A Graph-based Framework for Coverage Analysis in Autonomous Driving
Thomas Muehlenstädt, Marius Bause
TL;DR
The paper introduces a graph-based framework for coverage analysis in autonomous driving by modeling traffic scenes as hierarchical graphs that merge map topology with actor relations. It presents two complementary coverage analyses: a subgraph isomorphism approach against manually defined archetypes for interpretable coverage, and a graph embedding approach using Graph Isomorphism Networks with Edge features (GINE) trained via self-supervised contrastive learning to enable similarity-based coverage and anomaly detection. Validated on real-world Argoverse 2.0 data and CARLA simulations, the results reveal meaningful structural differences and coverage gaps, with 62% overall archetype coverage and distinct distributional disparities between datasets. The framework scales to arbitrary actor counts and reduces the need for scenario-specific handling, with future work focusing on temporal extension and automatic archetype extraction; code is publicly available.
Abstract
Coverage analysis is essential for validating the safety of autonomous driving systems, yet existing approaches typically assess coverage factors individually or in limited combinations, struggling to capture the complex interactions inherent in traffic scenes. This paper proposes a graph-based framework for coverage analysis that represents traffic scenes as hierarchical graphs, combining map topology with actor relationships. The framework introduces a two-phase graph construction algorithm that systematically captures spatial relationships between traffic participants, including leading, following, neighboring, and opposing configurations. Two complementary coverage analysis methods are presented. First, a sub-graph isomorphism approach matches traffic scenes against a set of manually defined archetype graphs representing common driving scenarios. Second, a graph embedding approach utilizes Graph Isomorphism Networks with Edge features (GINE) trained via self-supervised contrastive learning to project traffic scenes into a vector space, enabling similarity-based coverage assessment.
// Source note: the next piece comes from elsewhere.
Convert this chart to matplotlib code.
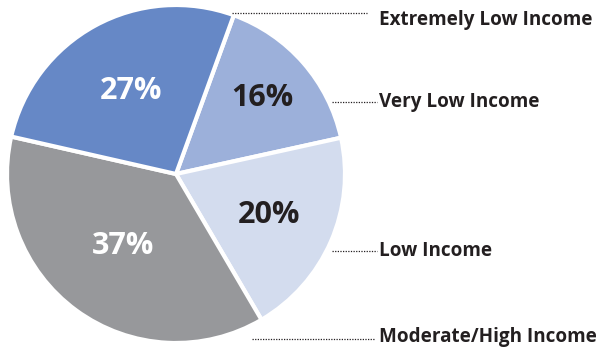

The framework is validated on both real-world data from the Argoverse 2.0 dataset and synthetic data from the CARLA simulator. The subgraph isomorphism method is used to calculate node coverage percentages using predefined archetypes, while the embedding approach reveals meaningful structure in the latent space suitable for clustering and anomaly detection. The proposed approach offers significant advantages over traditional methods by scaling efficiently to diverse traffic scenarios without requiring scenario-specific handling, and by naturally accommodating varying numbers of actors in a scene.